— BEGIN —
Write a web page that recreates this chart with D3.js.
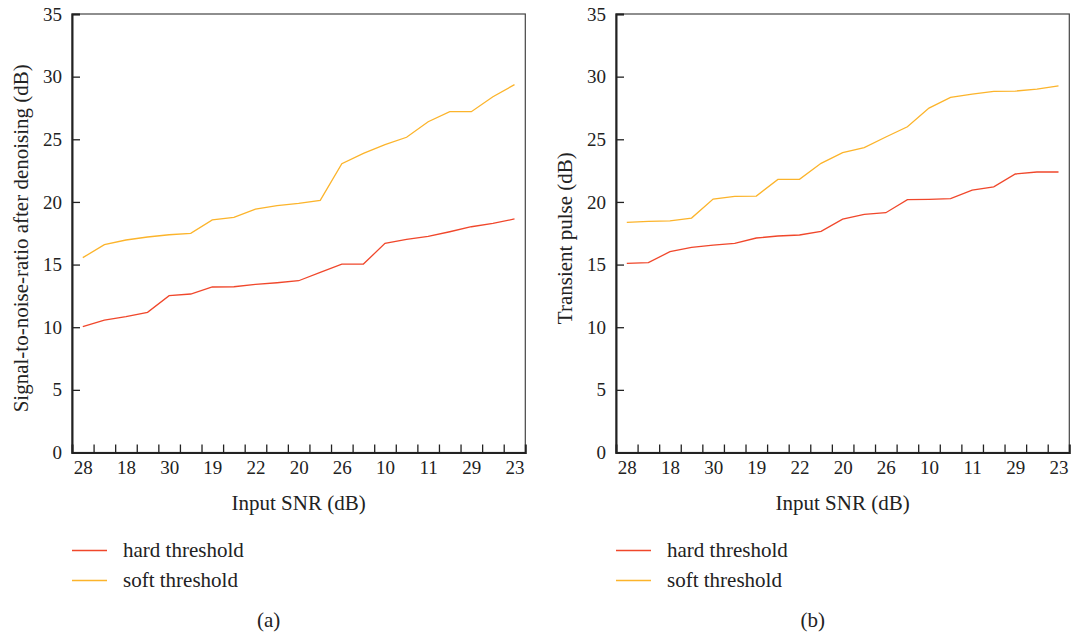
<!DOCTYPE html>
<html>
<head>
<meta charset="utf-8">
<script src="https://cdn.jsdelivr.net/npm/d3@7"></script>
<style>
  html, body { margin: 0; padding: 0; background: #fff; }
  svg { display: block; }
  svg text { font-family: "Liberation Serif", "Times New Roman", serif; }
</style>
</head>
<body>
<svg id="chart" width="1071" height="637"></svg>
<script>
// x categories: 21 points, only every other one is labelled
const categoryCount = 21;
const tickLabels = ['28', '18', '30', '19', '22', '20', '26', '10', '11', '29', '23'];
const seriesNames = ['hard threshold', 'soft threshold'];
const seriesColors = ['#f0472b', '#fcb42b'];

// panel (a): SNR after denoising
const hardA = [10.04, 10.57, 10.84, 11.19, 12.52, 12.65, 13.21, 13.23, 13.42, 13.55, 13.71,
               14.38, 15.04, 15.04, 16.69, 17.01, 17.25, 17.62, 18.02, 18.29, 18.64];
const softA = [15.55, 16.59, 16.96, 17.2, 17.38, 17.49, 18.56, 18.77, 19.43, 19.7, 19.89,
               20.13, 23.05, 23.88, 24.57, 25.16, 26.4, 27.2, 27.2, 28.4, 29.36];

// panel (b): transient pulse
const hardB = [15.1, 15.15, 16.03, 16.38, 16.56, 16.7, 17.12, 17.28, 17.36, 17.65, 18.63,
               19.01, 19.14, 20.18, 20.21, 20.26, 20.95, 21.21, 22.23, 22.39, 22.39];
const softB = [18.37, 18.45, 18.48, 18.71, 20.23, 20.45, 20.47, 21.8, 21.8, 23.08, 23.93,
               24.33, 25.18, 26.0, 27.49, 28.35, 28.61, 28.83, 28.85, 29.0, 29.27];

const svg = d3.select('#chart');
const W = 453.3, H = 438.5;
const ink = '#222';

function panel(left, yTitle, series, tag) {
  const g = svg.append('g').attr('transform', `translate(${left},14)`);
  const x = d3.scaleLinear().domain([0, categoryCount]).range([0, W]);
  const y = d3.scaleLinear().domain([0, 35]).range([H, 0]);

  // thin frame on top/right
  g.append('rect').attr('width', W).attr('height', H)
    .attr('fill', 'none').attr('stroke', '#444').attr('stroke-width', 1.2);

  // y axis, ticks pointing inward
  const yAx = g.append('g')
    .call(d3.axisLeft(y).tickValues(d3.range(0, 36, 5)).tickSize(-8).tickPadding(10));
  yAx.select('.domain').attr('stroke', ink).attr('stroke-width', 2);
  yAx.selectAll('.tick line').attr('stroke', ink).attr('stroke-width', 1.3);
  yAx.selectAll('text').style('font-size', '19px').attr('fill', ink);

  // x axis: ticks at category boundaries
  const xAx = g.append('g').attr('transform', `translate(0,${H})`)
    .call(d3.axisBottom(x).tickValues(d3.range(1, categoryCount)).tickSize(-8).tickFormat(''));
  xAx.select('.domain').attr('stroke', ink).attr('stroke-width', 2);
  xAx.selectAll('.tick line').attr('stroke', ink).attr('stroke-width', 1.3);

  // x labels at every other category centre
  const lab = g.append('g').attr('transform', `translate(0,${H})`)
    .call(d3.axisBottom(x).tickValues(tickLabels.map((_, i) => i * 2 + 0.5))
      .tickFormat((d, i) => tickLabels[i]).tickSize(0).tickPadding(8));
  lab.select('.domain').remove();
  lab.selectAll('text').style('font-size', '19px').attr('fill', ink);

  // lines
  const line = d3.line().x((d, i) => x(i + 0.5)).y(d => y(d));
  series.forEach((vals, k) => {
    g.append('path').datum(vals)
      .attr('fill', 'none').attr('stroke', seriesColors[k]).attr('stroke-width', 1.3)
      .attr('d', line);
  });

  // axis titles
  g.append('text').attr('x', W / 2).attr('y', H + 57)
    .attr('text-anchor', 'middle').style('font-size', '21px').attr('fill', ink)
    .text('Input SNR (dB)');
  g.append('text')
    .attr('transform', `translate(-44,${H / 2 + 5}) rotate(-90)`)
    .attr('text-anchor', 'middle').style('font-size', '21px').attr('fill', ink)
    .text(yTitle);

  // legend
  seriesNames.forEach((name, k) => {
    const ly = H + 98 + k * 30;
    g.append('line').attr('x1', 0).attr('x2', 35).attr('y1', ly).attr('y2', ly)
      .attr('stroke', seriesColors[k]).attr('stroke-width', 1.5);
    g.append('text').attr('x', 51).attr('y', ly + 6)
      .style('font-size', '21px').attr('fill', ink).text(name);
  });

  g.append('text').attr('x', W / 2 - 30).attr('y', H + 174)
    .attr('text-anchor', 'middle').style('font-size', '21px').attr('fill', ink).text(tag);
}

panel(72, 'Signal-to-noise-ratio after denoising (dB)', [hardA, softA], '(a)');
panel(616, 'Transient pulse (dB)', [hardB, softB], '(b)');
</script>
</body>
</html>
— END —
— BEGIN —
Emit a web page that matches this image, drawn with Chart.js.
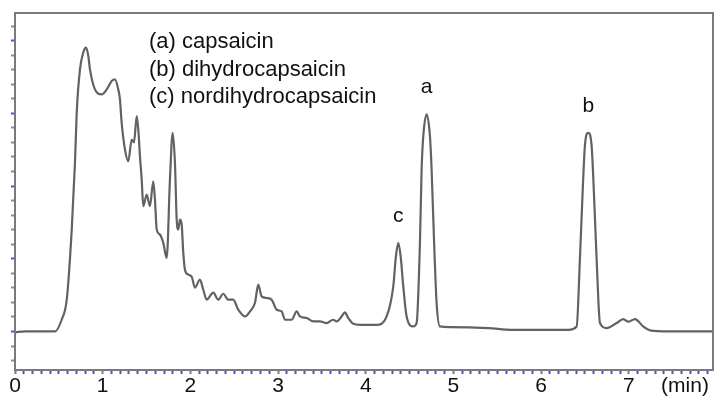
— END —
— BEGIN —
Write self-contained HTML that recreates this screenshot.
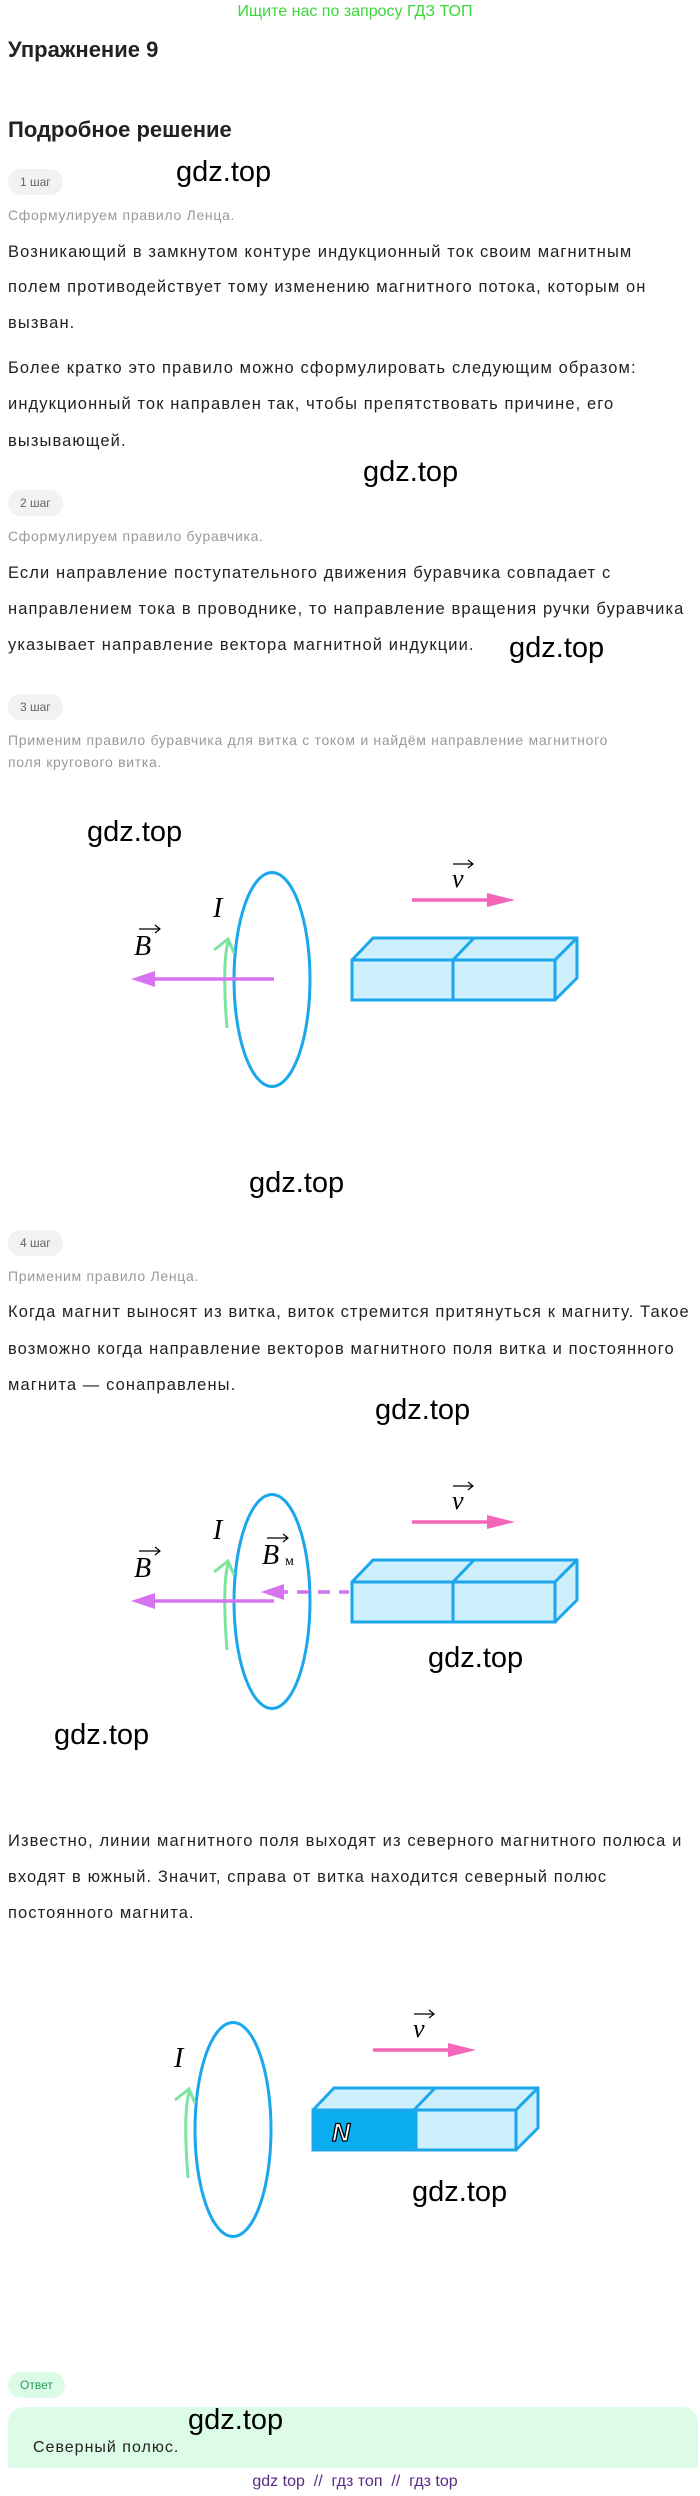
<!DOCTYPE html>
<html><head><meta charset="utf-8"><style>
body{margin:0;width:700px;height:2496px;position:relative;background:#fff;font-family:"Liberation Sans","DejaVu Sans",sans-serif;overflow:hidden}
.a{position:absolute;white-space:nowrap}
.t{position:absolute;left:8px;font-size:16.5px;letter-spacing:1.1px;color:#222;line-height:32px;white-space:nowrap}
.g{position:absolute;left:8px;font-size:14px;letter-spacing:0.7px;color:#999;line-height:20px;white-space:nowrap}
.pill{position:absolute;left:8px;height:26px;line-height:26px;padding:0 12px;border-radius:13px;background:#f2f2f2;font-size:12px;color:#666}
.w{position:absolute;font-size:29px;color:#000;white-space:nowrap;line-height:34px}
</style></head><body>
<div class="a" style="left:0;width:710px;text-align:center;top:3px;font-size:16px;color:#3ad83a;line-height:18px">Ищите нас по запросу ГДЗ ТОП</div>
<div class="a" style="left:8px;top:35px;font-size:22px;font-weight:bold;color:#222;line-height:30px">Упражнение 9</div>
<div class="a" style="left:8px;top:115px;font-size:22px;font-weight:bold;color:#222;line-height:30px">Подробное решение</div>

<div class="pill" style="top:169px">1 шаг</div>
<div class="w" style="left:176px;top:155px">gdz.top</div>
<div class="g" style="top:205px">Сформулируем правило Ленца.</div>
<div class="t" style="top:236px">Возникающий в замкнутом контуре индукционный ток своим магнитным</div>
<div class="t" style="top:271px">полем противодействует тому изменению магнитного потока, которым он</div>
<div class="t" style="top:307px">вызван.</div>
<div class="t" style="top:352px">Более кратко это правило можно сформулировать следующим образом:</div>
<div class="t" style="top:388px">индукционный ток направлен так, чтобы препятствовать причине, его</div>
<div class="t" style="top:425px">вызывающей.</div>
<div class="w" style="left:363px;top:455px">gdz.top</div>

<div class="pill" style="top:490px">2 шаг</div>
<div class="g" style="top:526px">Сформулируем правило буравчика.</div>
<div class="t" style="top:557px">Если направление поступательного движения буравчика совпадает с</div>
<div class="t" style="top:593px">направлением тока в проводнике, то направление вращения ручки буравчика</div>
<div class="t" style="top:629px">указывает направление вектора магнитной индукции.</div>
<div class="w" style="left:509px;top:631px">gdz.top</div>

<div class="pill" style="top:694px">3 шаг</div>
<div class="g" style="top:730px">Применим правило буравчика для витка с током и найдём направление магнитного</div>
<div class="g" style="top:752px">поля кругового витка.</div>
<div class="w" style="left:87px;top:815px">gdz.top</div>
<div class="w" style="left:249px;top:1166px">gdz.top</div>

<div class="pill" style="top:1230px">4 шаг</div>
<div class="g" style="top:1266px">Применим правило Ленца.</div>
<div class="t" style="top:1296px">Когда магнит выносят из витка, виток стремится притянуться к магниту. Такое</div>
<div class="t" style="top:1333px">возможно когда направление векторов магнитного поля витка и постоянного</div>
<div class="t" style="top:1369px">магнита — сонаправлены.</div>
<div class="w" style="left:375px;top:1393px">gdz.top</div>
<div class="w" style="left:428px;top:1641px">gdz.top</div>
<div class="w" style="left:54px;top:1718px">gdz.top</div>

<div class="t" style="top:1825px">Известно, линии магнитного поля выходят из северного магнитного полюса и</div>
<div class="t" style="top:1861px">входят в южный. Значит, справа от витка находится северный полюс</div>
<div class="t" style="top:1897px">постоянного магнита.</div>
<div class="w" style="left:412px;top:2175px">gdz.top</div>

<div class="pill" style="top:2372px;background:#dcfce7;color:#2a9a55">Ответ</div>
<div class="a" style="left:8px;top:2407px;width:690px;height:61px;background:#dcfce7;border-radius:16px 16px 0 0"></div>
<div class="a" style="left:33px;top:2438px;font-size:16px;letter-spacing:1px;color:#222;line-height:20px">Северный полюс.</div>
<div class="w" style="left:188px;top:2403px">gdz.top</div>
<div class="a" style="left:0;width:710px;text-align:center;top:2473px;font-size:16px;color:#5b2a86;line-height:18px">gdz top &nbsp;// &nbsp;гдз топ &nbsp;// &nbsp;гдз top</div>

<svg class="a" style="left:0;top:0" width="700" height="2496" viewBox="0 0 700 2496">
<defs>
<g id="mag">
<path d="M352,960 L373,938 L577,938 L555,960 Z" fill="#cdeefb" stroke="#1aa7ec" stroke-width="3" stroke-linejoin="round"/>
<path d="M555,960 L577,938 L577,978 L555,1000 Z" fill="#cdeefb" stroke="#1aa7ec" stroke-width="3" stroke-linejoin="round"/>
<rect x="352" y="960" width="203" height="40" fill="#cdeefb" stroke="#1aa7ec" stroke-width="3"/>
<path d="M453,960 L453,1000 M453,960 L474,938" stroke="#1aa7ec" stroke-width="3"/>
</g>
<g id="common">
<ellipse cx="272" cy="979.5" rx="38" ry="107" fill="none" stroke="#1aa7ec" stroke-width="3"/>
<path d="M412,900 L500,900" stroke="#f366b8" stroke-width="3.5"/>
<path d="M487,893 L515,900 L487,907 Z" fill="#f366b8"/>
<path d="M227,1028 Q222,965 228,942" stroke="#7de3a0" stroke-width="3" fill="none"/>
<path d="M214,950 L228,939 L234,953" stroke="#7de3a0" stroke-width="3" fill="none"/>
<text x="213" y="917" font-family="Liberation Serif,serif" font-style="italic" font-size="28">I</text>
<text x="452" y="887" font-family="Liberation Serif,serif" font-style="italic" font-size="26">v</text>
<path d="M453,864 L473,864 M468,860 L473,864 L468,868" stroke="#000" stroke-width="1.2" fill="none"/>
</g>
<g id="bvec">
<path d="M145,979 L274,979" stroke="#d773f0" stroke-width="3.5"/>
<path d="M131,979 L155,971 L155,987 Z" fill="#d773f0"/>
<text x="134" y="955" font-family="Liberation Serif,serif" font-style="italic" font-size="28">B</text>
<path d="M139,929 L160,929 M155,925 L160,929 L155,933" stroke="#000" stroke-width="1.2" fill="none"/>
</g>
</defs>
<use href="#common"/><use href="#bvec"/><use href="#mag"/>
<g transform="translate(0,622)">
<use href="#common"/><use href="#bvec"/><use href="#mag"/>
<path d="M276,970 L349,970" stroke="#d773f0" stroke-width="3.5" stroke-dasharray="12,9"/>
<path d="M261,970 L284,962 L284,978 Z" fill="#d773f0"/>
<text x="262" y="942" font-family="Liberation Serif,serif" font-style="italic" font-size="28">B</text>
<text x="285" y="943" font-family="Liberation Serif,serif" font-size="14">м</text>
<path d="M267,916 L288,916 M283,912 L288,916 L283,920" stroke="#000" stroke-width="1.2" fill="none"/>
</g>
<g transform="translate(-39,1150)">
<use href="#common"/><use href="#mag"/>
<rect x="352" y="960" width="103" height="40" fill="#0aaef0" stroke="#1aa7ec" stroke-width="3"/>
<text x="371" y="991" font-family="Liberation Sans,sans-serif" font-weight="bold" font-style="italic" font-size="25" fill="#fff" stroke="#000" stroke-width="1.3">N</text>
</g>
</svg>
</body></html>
— END —
--- INSTRUCTIONS TO FOLLOW ---
Extract every line above containing the word "recreates".

--- REPLY TO THE EXERCISE ---
Write a web page that recreates this chart with D3.js.
Write self-contained HTML that recreates this screenshot.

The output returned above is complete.